L’intervento della Cassazione
La ditta di autotrasporti sostiene che i Giudici di merito avrebbero erroneamente valutato il compendio probatorio, avendo immotivatamente ritenuto non attendibili le fonti testimoniali addotte dalla parte civile, omettendo anche di considerare che la moglie dell’imputato – formalmente legale rappresentante della società gestita da quest’ultimo – nella sua deposizione aveva manifestato palesemente di non essere a conoscenza delle vicende societarie.
Una corretta valutazione avrebbe dovuto condurre la Corte di appello a qualificare l’imputato quale amministratore di fatto e riconoscerne la responsabilità civile ex art. 2394 c.c. Deduce, inoltre, che l’esclusione del diritto al risarcimento del danno richiesto iure proprio dal titolare di essa autotrasporti sia errato. Ribadisce, al riguardo, che per effetto della sottrazione al pagamento di quanto dovuto da parte dell’Imputato, si era visto costretto a ricorrere al credito bancario per far fronte alle esigenze societarie, prestando fideiussioni personali. La condotta elusiva dell’imputato, pertanto, avrebbe comportato un danno morale e patrimoniale direttamente ricadente nella sfera personale della parte civile, distinto e ulteriore rispetto al danno patito dalla società di autotrasporti creditrice.
Quest’ultima censura è fondata.
Il danno morale
Il ricorrente sostiene di aver subito un danno morale, diretta conseguenza della commissione del reato, nonché un danno patrimoniale, derivante dal fatto che la condotta elusiva e la conseguente inadempienza dell’imputato aveva determinato una importante carenza di liquidità. Ne era conseguita la necessità di ricorrere al credito bancario, i cui effetti negativi si erano riverberati non solo nei confronti della società, ma anche a carico del suo socio unico.
La motivazione resa dalla Corte di appello al riguardo è del tutto contraddittoria. Da un lato è stato riconosciuto che il ricorrente era socio unico e fideiussore della ditta di autotrasporti, dall’altro è stato escluso che la sottrazione all’adempimento delle obbligazioni vantate dalla predetta società non avrebbero direttamente causato un pregiudizio diverso ed ulteriore rispetto a quello azionato dalla società in proprio.

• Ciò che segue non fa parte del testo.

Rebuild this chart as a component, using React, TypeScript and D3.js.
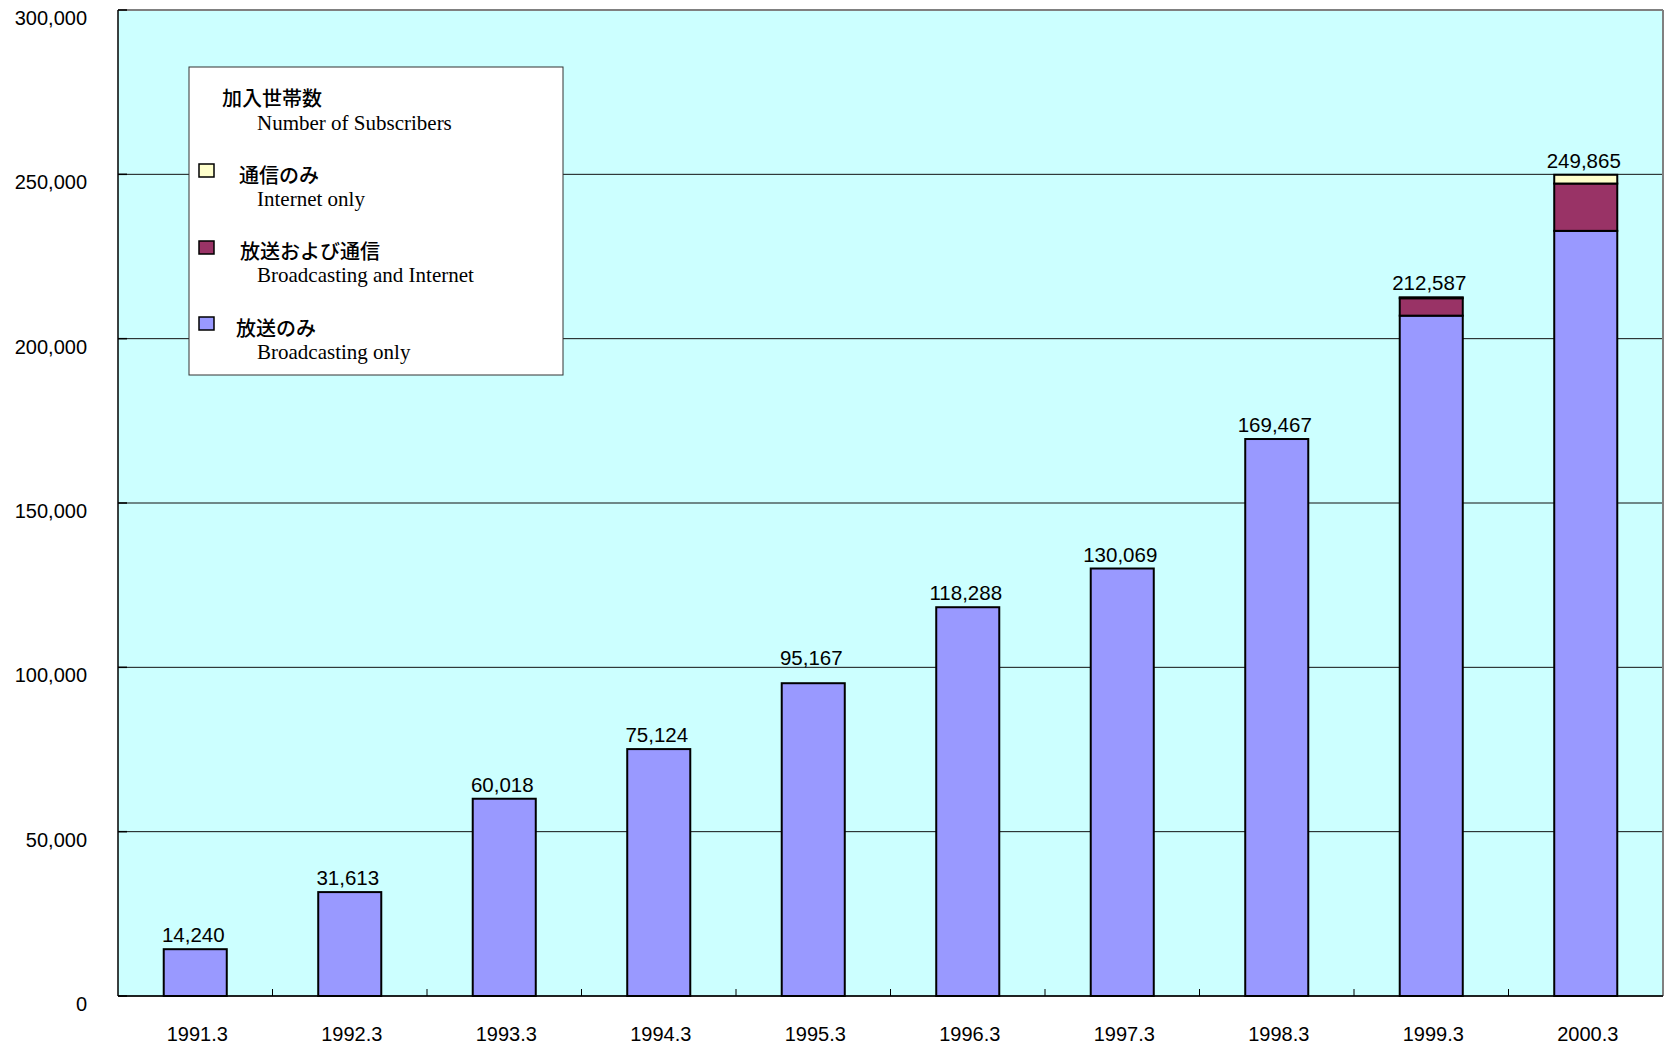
import React from 'react';
import * as d3 from 'd3';

const categories = ['1991.3', '1992.3', '1993.3', '1994.3', '1995.3', '1996.3', '1997.3', '1998.3', '1999.3', '2000.3'];
const broadcastOnly = [14240, 31613, 60018, 75124, 95167, 118288, 130069, 169467, 207000, 232800];
const broadcastInternet = [0, 0, 0, 0, 0, 0, 0, 0, 5300, 14400];
const internetOnly = [0, 0, 0, 0, 0, 0, 0, 0, 287, 2665];
const totals = [14240, 31613, 60018, 75124, 95167, 118288, 130069, 169467, 212587, 249865];
const yTicks = [0, 50000, 100000, 150000, 200000, 250000, 300000];

const seriesKeys = ['broadcastOnly', 'broadcastInternet', 'internetOnly'];
const seriesColors: Record<string, string> = {
  broadcastOnly: '#9999FF',
  broadcastInternet: '#993366',
  internetOnly: '#FFFFCC',
};

const legendItems = [
  { key: 'internetOnly', jp: '通信のみ', en: 'Internet only' },
  { key: 'broadcastInternet', jp: '放送および通信', en: 'Broadcasting and Internet' },
  { key: 'broadcastOnly', jp: '放送のみ', en: 'Broadcasting only' },
];

// label placement tweak (the 1995.3 label sits higher in the original)
const labelLift: Record<string, number> = { '1995.3': 11 };

const W = 1665;
const H = 1045;
const M = { left: 118, right: 2, top: 10, bottom: 49 };

export default function App() {
  const x = d3
    .scaleBand<string>()
    .domain(categories)
    .range([M.left, W - M.right])
    .paddingInner(0.592)
    .paddingOuter(0.296);
  const y = d3.scaleLinear().domain([0, 300000]).range([H - M.bottom, M.top]);

  const rows = categories.map((c, i) => ({
    cat: c,
    broadcastOnly: broadcastOnly[i],
    broadcastInternet: broadcastInternet[i],
    internetOnly: internetOnly[i],
  }));
  const stacked = d3.stack<any>().keys(seriesKeys)(rows);
  const step = x.step();
  const sans = '"Liberation Sans", Arial, sans-serif';
  const serif = '"Liberation Serif", "Times New Roman", serif';
  const cjk = '"Noto Sans CJK JP", sans-serif';

  const lx = 189;
  const ly = 67;

  return (
    <svg width={W} height={H} style={{ position: 'absolute', left: 0, top: 0 }}>
      <rect x={0} y={0} width={W} height={H} fill="#fff" />
      <rect x={M.left} y={M.top} width={W - M.right - M.left} height={y(0) - M.top} fill="#CCFFFF" />
      {/* gridlines */}
      {yTicks.map((t) => (
        <line key={'g' + t} x1={M.left} x2={W - M.right} y1={y(t)} y2={y(t)} stroke={t === 300000 ? '#808080' : '#111'} strokeWidth={t === 300000 ? 2 : 1} />
      ))}
      {/* y ticks */}
      {yTicks.map((t) => (
        <line key={'yt' + t} x1={M.left} x2={M.left + 9} y1={y(t)} y2={y(t)} stroke="#000" strokeWidth={1.5} />
      ))}
      {yTicks.map((t) => (
        <text key={'yl' + t} x={87} y={y(t) + 15} textAnchor="end" fontFamily={sans} fontSize={20} fill="#000">
          {d3.format(',')(t)}
        </text>
      ))}
      {/* right border */}
      <line x1={W - M.right} x2={W - M.right} y1={M.top} y2={y(0)} stroke="#808080" strokeWidth={2} />
      {/* bars */}
      {stacked.map((s) => (
        <g key={s.key}>
          {s.map((d, i) =>
            d[1] - d[0] > 0 ? (
              <rect
                key={i}
                x={x(categories[i])!}
                width={x.bandwidth()}
                y={y(d[1])}
                height={y(d[0]) - y(d[1])}
                fill={seriesColors[s.key]}
                stroke="#000"
                strokeWidth={2}
              />
            ) : null
          )}
        </g>
      ))}
      {/* value labels */}
      {categories.map((c, i) => (
        <text
          key={'vl' + c}
          x={x(c)! + x.bandwidth() / 2 - 2}
          y={y(totals[i]) - 7 - (labelLift[c] || 0)}
          textAnchor="middle"
          fontFamily={sans}
          fontSize={20.5}
          fill="#000"
        >
          {d3.format(',')(totals[i])}
        </text>
      ))}
      {/* axes */}
      <line x1={M.left} x2={M.left} y1={M.top} y2={y(0)} stroke="#000" strokeWidth={1.5} />
      <line x1={M.left} x2={W - M.right} y1={y(0)} y2={y(0)} stroke="#000" strokeWidth={1.5} />
      {categories.slice(1).map((c) => (
        <line key={'xt' + c} x1={x(c)! - (step - x.bandwidth()) / 2} x2={x(c)! - (step - x.bandwidth()) / 2} y1={y(0)} y2={y(0) - 7} stroke="#000" strokeWidth={1} />
      ))}
      {categories.map((c) => (
        <text key={'xl' + c} x={x(c)! + x.bandwidth() / 2 + 2} y={1041} textAnchor="middle" fontFamily={sans} fontSize={20} fill="#000">
          {c}
        </text>
      ))}
      {/* legend */}
      <rect x={lx} y={ly} width={374} height={308} fill="#fff" stroke="#333" strokeWidth={1} />
      <text x={222} y={106} fontFamily={cjk} fontWeight={500} fontSize={20} fill="#000">加入世帯数</text>
      <text x={257} y={130} fontFamily={serif} fontSize={21} fill="#000">Number of Subscribers</text>
      {legendItems.map((it, k) => {
        const base = [183, 259, 336][k];
        const sw = [164, 241, 317][k];
        const tx = [239, 240, 236][k];
        return (
          <g key={it.key}>
            <rect x={199} y={sw} width={15} height={13} fill={seriesColors[it.key]} stroke="#000" strokeWidth={1.5} />
            <text x={tx} y={base} fontFamily={cjk} fontWeight={500} fontSize={20} fill="#000">{it.jp}</text>
            <text x={257} y={base + 23} fontFamily={serif} fontSize={21} fill="#000">{it.en}</text>
          </g>
        );
      })}
    </svg>
  );
}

Gli errori dei giudici di Appello
Erroneamente sono stati sovrapposti i profili dell’an debeatur con quelli del quantum, posto che è stata ritenuta non adeguatamente dimostrata “l’incidenza esatta della condotta fraudolenta dell’odierno imputato sulla situazione complessiva della società”, per poi escludere che la condotta illecita abbia causato un danno risarcibile nei confronti del socio.

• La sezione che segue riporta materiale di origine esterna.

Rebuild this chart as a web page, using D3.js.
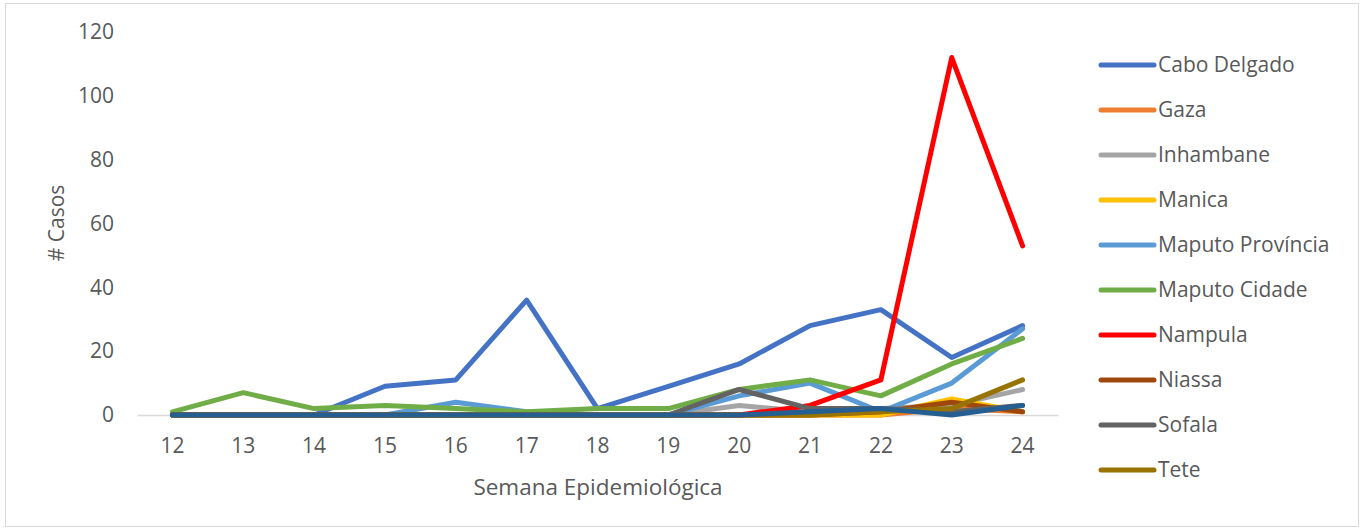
<!DOCTYPE html>
<html>
  <head>
    <meta charset="utf-8">
    <script src="https://d3js.org/d3.v7.min.js"></script>
    <style>
    body { margin: 0; background: #fff; }
    text { font-family: 'Open Sans', sans-serif; fill: #595959; }
    </style>
  </head>
  <body>
    <script>

      // data
      var weeks = ["12", "13", "14", "15", "16", "17", "18", "19", "20", "21", "22", "23", "24"];
      var yTicks = [0, 20, 40, 60, 80, 100, 120];
      var names = ["Cabo Delgado", "Gaza", "Inhambane", "Manica", "Maputo Província",
                   "Maputo Cidade", "Nampula", "Niassa", "Sofala", "Tete", "Zambézia"];
      var colors = ["#4472C4", "#ED7D31", "#A5A5A5", "#FFC000", "#5B9BD5",
                    "#70AD47", "#FF0000", "#9E480E", "#636363", "#997300", "#255E91"];
      var caboDelgado     = [0, 0, 0, 9, 11, 36, 2, 9, 16, 28, 33, 18, 28];
      var gaza            = [0, 0, 0, 0, 0, 0, 0, 0, 0, 0, 0, 2, 1];
      var inhambane       = [0, 0, 0, 0, 0, 0, 0, 0, 3, 1, 2, 3, 8];
      var manica          = [0, 0, 0, 0, 0, 0, 0, 0, 0, 0, 0, 5, 1];
      var maputoProvincia = [0, 0, 0, 0, 4, 1, 0, 0, 6, 10, 1, 10, 27];
      var maputoCidade    = [1, 7, 2, 3, 2, 1, 2, 2, 8, 11, 6, 16, 24];
      var nampula         = [0, 0, 0, 0, 0, 0, 0, 0, 0, 3, 11, 112, 53];
      var niassa          = [0, 0, 0, 0, 0, 0, 0, 0, 0, 0, 1, 4, 1];
      var sofala          = [0, 0, 0, 0, 0, 0, 0, 0, 8, 2, 2, 1, 3];
      var tete            = [0, 0, 0, 0, 0, 0, 0, 0, 0, 0, 1, 2, 11];
      var zambezia        = [0, 0, 0, 0, 0, 0, 0, 0, 0, 1, 2, 0, 3];
      var seriesValues = [caboDelgado, gaza, inhambane, manica, maputoProvincia,
                          maputoCidade, nampula, niassa, sofala, tete, zambezia];
      var legendCount = 10; // legend is cut off after Tete

      // setup
      var w = 1364, h = 531;
      var margin = { top: 32, left: 137, right: 306, bottom: 116 };
      var plotwidth = w - margin.left - margin.right;
      var plotheight = h - margin.top - margin.bottom;

      var svg = d3.select("body").append("svg")
          .attr("width", w)
          .attr("height", h);

      // outer chart border
      svg.append("rect")
          .attr("x", 5.5).attr("y", 3.5)
          .attr("width", w - 11).attr("height", h - 8)
          .attr("fill", "none")
          .attr("stroke", "#d9d9d9");

      var plotarea = svg.append("g")
          .attr("transform", "translate(" + margin.left + "," + margin.top + ")");

      var xScale = d3.scaleBand().domain(weeks).range([0, plotwidth]);
      var yScale = d3.scaleLinear().domain([0, 120]).range([plotheight, 0]);

      // x axis
      var xAxis = plotarea.append("g")
          .attr("transform", "translate(0," + plotheight + ")")
          .call(d3.axisBottom(xScale).tickSize(0).tickPadding(23));
      xAxis.select(".domain").attr("stroke", "#d9d9d9").attr("stroke-width", 1.5);
      xAxis.selectAll("text").attr("font-size", 21).attr("font-family", "'Open Sans', sans-serif").attr("fill", "#595959");

      // y axis
      var yAxis = plotarea.append("g")
          .call(d3.axisLeft(yScale).tickValues(yTicks).tickSize(0).tickPadding(23));
      yAxis.select(".domain").remove();
      yAxis.selectAll("text").attr("font-size", 21).attr("font-family", "'Open Sans', sans-serif").attr("fill", "#595959");

      // axis titles
      svg.append("text")
          .attr("x", 598)
          .attr("y", 495)
          .attr("text-anchor", "middle")
          .attr("font-size", 22.5)
          .text("Semana Epidemiológica");
      svg.append("text")
          .attr("transform", "translate(64,223) rotate(-90)")
          .attr("text-anchor", "middle")
          .attr("font-size", 21)
          .text("# Casos");

      // lines
      var line = d3.line()
          .x(function(d, i) { return xScale(weeks[i]) + xScale.bandwidth() / 2; })
          .y(function(d) { return yScale(d); });

      plotarea.selectAll(".series")
          .data(seriesValues)
          .enter().append("path")
          .attr("class", "series")
          .attr("d", line)
          .attr("fill", "none")
          .attr("stroke", function(d, i) { return colors[i]; })
          .attr("stroke-width", 5)
          .attr("stroke-linejoin", "round")
          .attr("stroke-linecap", "round");

      // legend
      var legend = svg.append("g")
          .attr("transform", "translate(1101,65)");
      var items = legend.selectAll(".item")
          .data(names.slice(0, legendCount))
          .enter().append("g")
          .attr("transform", function(d, i) { return "translate(0," + (i * 45) + ")"; });
      items.append("line")
          .attr("x1", 0).attr("x2", 53)
          .attr("stroke", function(d, i) { return colors[i]; })
          .attr("stroke-width", 5)
          .attr("stroke-linecap", "round");
      items.append("text")
          .attr("x", 57)
          .attr("dy", "0.35em")
          .attr("font-size", 21)
          .text(function(d) { return d; });

    </script>
  </body>
</html>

Non può ragionevolmente affermarsi che l’unico soggetto ad aver subito un danno sia stata la società di trasporti, posto che la ristretta compagine sociale e la sostanziale identificazione con il socio unico hanno presumibilmente determinato effetti deleteri anche a carico di quest’ultimo.
Anche la giurisprudenza civile riconosce, in astratto, la possibilità che qualora terzi arrechino danno ad una società di capitali, il socio è legittimato a domandare il ristoro del pregiudizio da lui subito ove non risarcibile alla società perché riguardante la sfera personale, o la perdita di opportunità personali, economiche e lavorative dello stesso socio o la riduzione del cd. merito creditizio di quest’ultimo.
A maggior ragione, allora, è ipotizzabile la sussistenza di un danno non patrimoniale nel caso in cui l’elusione dell’adempimento dovuto nei confronti della società sia conseguito alla commissione di un reato, i cui effetti sono ricaduti anche sulla sfera personale del socio.
Quanto sopra trova conferma nel principio secondo cui anche l’inadempimento contrattuale può determinare un danno morale (Cass.civ., Sez.3, n. 21999 del 24/10/2011), affermazione ancor più valida in presenza di una condotta che non si limiti al mero inadempimento, ma che assume una valenza più ampia e tale da integrare reato.
Concludendo, la Corte di appello non ha correttamente distinti il danno subito dalla società e il danno dedotto iure proprio dal suo socio unico, omettendo di considerare i profili differenziali sussistenti tra i due.